• Data items
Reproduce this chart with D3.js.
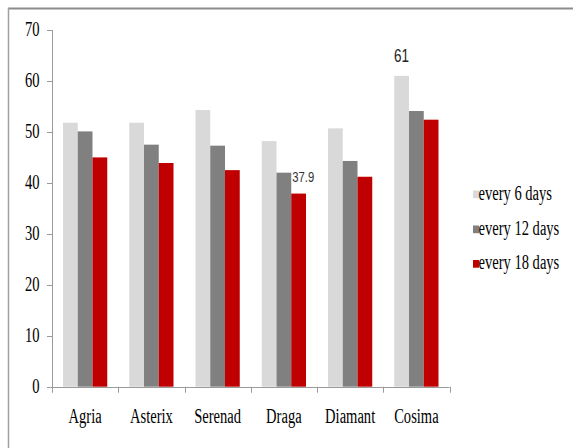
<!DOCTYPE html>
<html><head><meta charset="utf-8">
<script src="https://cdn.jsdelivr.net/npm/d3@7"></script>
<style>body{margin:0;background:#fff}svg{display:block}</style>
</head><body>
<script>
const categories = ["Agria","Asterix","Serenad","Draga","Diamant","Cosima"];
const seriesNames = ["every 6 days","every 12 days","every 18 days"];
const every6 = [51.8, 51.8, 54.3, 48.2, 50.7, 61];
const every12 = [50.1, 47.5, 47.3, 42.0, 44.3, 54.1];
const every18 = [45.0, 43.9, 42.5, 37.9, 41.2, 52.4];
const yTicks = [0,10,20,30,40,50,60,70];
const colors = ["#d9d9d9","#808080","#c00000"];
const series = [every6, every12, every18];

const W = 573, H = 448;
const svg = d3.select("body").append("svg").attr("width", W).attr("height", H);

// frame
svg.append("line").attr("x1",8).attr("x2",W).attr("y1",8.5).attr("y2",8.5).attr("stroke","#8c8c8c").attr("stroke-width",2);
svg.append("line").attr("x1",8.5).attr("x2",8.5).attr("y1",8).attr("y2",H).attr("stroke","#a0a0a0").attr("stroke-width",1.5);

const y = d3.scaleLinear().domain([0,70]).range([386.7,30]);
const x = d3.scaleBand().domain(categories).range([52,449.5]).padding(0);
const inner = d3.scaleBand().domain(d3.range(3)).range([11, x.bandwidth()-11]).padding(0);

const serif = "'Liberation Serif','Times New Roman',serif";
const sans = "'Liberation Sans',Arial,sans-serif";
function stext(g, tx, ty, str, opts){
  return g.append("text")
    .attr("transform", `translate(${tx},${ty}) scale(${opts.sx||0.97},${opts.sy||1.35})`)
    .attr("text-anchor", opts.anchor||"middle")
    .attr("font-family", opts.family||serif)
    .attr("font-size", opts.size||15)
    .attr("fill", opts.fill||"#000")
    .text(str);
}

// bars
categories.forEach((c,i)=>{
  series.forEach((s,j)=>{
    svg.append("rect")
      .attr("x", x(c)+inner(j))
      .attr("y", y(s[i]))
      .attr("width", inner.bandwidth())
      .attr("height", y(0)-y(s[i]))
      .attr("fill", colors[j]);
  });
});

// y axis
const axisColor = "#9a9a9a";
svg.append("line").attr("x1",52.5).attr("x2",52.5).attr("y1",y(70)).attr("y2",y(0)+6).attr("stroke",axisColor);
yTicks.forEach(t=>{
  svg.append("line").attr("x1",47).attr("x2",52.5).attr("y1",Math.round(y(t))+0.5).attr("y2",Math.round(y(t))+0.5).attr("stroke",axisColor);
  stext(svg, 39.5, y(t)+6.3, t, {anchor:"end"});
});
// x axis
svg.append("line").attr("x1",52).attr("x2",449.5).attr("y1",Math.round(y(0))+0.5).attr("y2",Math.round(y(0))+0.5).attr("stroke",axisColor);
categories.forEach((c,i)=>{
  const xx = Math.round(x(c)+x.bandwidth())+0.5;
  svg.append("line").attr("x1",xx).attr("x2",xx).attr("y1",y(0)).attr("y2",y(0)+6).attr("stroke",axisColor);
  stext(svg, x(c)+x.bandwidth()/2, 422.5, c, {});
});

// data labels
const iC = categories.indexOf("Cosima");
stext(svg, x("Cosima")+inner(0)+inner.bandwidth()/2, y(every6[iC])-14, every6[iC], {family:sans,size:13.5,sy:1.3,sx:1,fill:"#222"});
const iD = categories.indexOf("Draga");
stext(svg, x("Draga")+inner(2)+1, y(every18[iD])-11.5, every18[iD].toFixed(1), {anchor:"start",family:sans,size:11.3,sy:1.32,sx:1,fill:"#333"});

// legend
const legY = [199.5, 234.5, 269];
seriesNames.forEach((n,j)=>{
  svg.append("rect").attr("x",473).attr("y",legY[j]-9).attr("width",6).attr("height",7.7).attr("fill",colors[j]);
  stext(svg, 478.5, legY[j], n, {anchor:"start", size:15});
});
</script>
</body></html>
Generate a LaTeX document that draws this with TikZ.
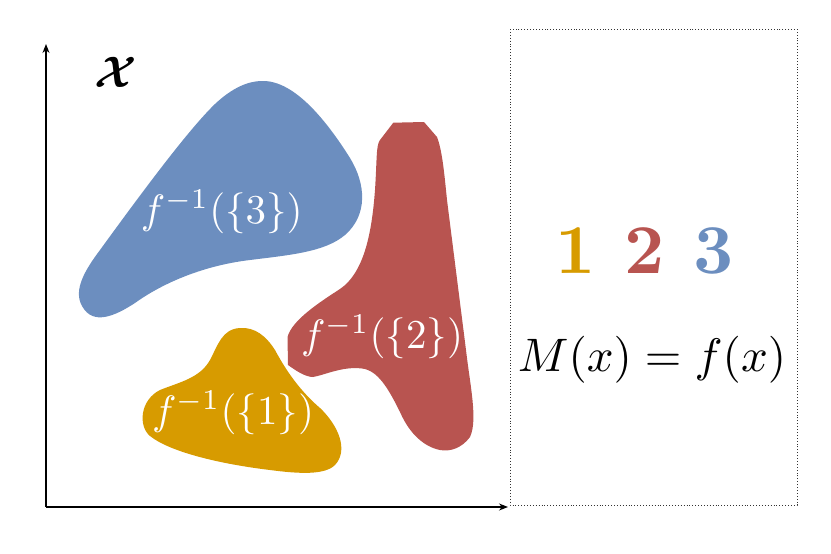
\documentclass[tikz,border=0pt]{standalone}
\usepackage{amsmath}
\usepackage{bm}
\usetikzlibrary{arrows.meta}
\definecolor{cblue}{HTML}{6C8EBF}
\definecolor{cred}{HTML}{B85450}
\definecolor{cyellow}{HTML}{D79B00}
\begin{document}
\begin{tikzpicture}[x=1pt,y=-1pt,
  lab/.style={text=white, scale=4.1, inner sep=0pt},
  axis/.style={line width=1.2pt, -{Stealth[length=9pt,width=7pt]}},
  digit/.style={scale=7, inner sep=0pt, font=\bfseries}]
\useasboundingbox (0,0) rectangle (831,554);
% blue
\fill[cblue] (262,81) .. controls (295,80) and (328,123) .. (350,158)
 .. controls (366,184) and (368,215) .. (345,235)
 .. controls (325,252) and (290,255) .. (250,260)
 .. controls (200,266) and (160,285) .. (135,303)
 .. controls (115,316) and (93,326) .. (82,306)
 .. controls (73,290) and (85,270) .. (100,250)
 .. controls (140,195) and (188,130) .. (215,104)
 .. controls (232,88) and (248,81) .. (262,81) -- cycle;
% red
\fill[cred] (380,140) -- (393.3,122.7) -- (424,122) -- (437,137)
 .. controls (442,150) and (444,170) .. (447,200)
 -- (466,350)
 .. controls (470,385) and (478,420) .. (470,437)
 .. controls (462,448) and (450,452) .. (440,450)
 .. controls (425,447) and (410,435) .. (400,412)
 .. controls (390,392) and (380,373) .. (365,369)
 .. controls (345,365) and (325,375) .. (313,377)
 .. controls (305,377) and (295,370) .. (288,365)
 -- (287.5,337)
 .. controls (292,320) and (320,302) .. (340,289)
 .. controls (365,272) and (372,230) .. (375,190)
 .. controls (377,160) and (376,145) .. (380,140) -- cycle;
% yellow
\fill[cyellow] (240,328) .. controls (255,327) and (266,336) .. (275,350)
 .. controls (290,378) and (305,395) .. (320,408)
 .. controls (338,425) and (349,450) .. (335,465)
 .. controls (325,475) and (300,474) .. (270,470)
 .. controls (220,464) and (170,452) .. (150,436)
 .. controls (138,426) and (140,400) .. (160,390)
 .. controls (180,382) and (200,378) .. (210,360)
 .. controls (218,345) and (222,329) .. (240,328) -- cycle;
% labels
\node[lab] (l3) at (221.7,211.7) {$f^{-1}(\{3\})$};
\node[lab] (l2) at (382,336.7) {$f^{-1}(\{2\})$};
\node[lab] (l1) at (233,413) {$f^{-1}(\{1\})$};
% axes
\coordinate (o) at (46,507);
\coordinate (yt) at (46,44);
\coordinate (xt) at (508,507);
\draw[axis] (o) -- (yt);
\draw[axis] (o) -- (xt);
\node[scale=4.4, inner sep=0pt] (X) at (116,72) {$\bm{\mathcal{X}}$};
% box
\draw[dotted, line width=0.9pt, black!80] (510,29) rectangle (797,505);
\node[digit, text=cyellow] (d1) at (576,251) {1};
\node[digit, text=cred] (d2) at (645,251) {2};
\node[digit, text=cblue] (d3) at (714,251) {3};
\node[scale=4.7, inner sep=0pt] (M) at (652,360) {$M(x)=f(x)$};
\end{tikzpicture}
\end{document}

• Written request
Repeat the listing in full and exactly. Leave any pictures out.

• Answer to the task
Reproduce this chart with D3.js.
<!DOCTYPE html>
<html><head><meta charset="utf-8">
<script src="https://cdn.jsdelivr.net/npm/d3@7"></script>
<style>body{margin:0;background:#fff}svg{display:block}</style>
</head><body>
<script>
const categories = ["Agria","Asterix","Serenad","Draga","Diamant","Cosima"];
const seriesNames = ["every 6 days","every 12 days","every 18 days"];
const every6 = [51.8, 51.8, 54.3, 48.2, 50.7, 61];
const every12 = [50.1, 47.5, 47.3, 42.0, 44.3, 54.1];
const every18 = [45.0, 43.9, 42.5, 37.9, 41.2, 52.4];
const yTicks = [0,10,20,30,40,50,60,70];
const colors = ["#d9d9d9","#808080","#c00000"];
const series = [every6, every12, every18];

const W = 573, H = 448;
const svg = d3.select("body").append("svg").attr("width", W).attr("height", H);

// frame
svg.append("line").attr("x1",8).attr("x2",W).attr("y1",8.5).attr("y2",8.5).attr("stroke","#8c8c8c").attr("stroke-width",2);
svg.append("line").attr("x1",8.5).attr("x2",8.5).attr("y1",8).attr("y2",H).attr("stroke","#a0a0a0").attr("stroke-width",1.5);

const y = d3.scaleLinear().domain([0,70]).range([386.7,30]);
const x = d3.scaleBand().domain(categories).range([52,449.5]).padding(0);
const inner = d3.scaleBand().domain(d3.range(3)).range([11, x.bandwidth()-11]).padding(0);

const serif = "'Liberation Serif','Times New Roman',serif";
const sans = "'Liberation Sans',Arial,sans-serif";
function stext(g, tx, ty, str, opts){
  return g.append("text")
    .attr("transform", `translate(${tx},${ty}) scale(${opts.sx||0.97},${opts.sy||1.35})`)
    .attr("text-anchor", opts.anchor||"middle")
    .attr("font-family", opts.family||serif)
    .attr("font-size", opts.size||15)
    .attr("fill", opts.fill||"#000")
    .text(str);
}

// bars
categories.forEach((c,i)=>{
  series.forEach((s,j)=>{
    svg.append("rect")
      .attr("x", x(c)+inner(j))
      .attr("y", y(s[i]))
      .attr("width", inner.bandwidth())
      .attr("height", y(0)-y(s[i]))
      .attr("fill", colors[j]);
  });
});

// y axis
const axisColor = "#9a9a9a";
svg.append("line").attr("x1",52.5).attr("x2",52.5).attr("y1",y(70)).attr("y2",y(0)+6).attr("stroke",axisColor);
yTicks.forEach(t=>{
  svg.append("line").attr("x1",47).attr("x2",52.5).attr("y1",Math.round(y(t))+0.5).attr("y2",Math.round(y(t))+0.5).attr("stroke",axisColor);
  stext(svg, 39.5, y(t)+6.3, t, {anchor:"end"});
});
// x axis
svg.append("line").attr("x1",52).attr("x2",449.5).attr("y1",Math.round(y(0))+0.5).attr("y2",Math.round(y(0))+0.5).attr("stroke",axisColor);
categories.forEach((c,i)=>{
  const xx = Math.round(x(c)+x.bandwidth())+0.5;
  svg.append("line").attr("x1",xx).attr("x2",xx).attr("y1",y(0)).attr("y2",y(0)+6).attr("stroke",axisColor);
  stext(svg, x(c)+x.bandwidth()/2, 422.5, c, {});
});

// data labels
const iC = categories.indexOf("Cosima");
stext(svg, x("Cosima")+inner(0)+inner.bandwidth()/2, y(every6[iC])-14, every6[iC], {family:sans,size:13.5,sy:1.3,sx:1,fill:"#222"});
const iD = categories.indexOf("Draga");
stext(svg, x("Draga")+inner(2)+1, y(every18[iD])-11.5, every18[iD].toFixed(1), {anchor:"start",family:sans,size:11.3,sy:1.32,sx:1,fill:"#333"});

// legend
const legY = [199.5, 234.5, 269];
seriesNames.forEach((n,j)=>{
  svg.append("rect").attr("x",473).attr("y",legY[j]-9).attr("width",6).attr("height",7.7).attr("fill",colors[j]);
  stext(svg, 478.5, legY[j], n, {anchor:"start", size:15});
});
</script>
</body></html>
Generate a LaTeX document that draws this with TikZ.
\documentclass[tikz,border=0pt]{standalone}
\usepackage{amsmath}
\usepackage{bm}
\usetikzlibrary{arrows.meta}
\definecolor{cblue}{HTML}{6C8EBF}
\definecolor{cred}{HTML}{B85450}
\definecolor{cyellow}{HTML}{D79B00}
\begin{document}
\begin{tikzpicture}[x=1pt,y=-1pt,
  lab/.style={text=white, scale=4.1, inner sep=0pt},
  axis/.style={line width=1.2pt, -{Stealth[length=9pt,width=7pt]}},
  digit/.style={scale=7, inner sep=0pt, font=\bfseries}]
\useasboundingbox (0,0) rectangle (831,554);
% blue
\fill[cblue] (262,81) .. controls (295,80) and (328,123) .. (350,158)
 .. controls (366,184) and (368,215) .. (345,235)
 .. controls (325,252) and (290,255) .. (250,260)
 .. controls (200,266) and (160,285) .. (135,303)
 .. controls (115,316) and (93,326) .. (82,306)
 .. controls (73,290) and (85,270) .. (100,250)
 .. controls (140,195) and (188,130) .. (215,104)
 .. controls (232,88) and (248,81) .. (262,81) -- cycle;
% red
\fill[cred] (380,140) -- (393.3,122.7) -- (424,122) -- (437,137)
 .. controls (442,150) and (444,170) .. (447,200)
 -- (466,350)
 .. controls (470,385) and (478,420) .. (470,437)
 .. controls (462,448) and (450,452) .. (440,450)
 .. controls (425,447) and (410,435) .. (400,412)
 .. controls (390,392) and (380,373) .. (365,369)
 .. controls (345,365) and (325,375) .. (313,377)
 .. controls (305,377) and (295,370) .. (288,365)
 -- (287.5,337)
 .. controls (292,320) and (320,302) .. (340,289)
 .. controls (365,272) and (372,230) .. (375,190)
 .. controls (377,160) and (376,145) .. (380,140) -- cycle;
% yellow
\fill[cyellow] (240,328) .. controls (255,327) and (266,336) .. (275,350)
 .. controls (290,378) and (305,395) .. (320,408)
 .. controls (338,425) and (349,450) .. (335,465)
 .. controls (325,475) and (300,474) .. (270,470)
 .. controls (220,464) and (170,452) .. (150,436)
 .. controls (138,426) and (140,400) .. (160,390)
 .. controls (180,382) and (200,378) .. (210,360)
 .. controls (218,345) and (222,329) .. (240,328) -- cycle;
% labels
\node[lab] (l3) at (221.7,211.7) {$f^{-1}(\{3\})$};
\node[lab] (l2) at (382,336.7) {$f^{-1}(\{2\})$};
\node[lab] (l1) at (233,413) {$f^{-1}(\{1\})$};
% axes
\coordinate (o) at (46,507);
\coordinate (yt) at (46,44);
\coordinate (xt) at (508,507);
\draw[axis] (o) -- (yt);
\draw[axis] (o) -- (xt);
\node[scale=4.4, inner sep=0pt] (X) at (116,72) {$\bm{\mathcal{X}}$};
% box
\draw[dotted, line width=0.9pt, black!80] (510,29) rectangle (797,505);
\node[digit, text=cyellow] (d1) at (576,251) {1};
\node[digit, text=cred] (d2) at (645,251) {2};
\node[digit, text=cblue] (d3) at (714,251) {3};
\node[scale=4.7, inner sep=0pt] (M) at (652,360) {$M(x)=f(x)$};
\end{tikzpicture}
\end{document}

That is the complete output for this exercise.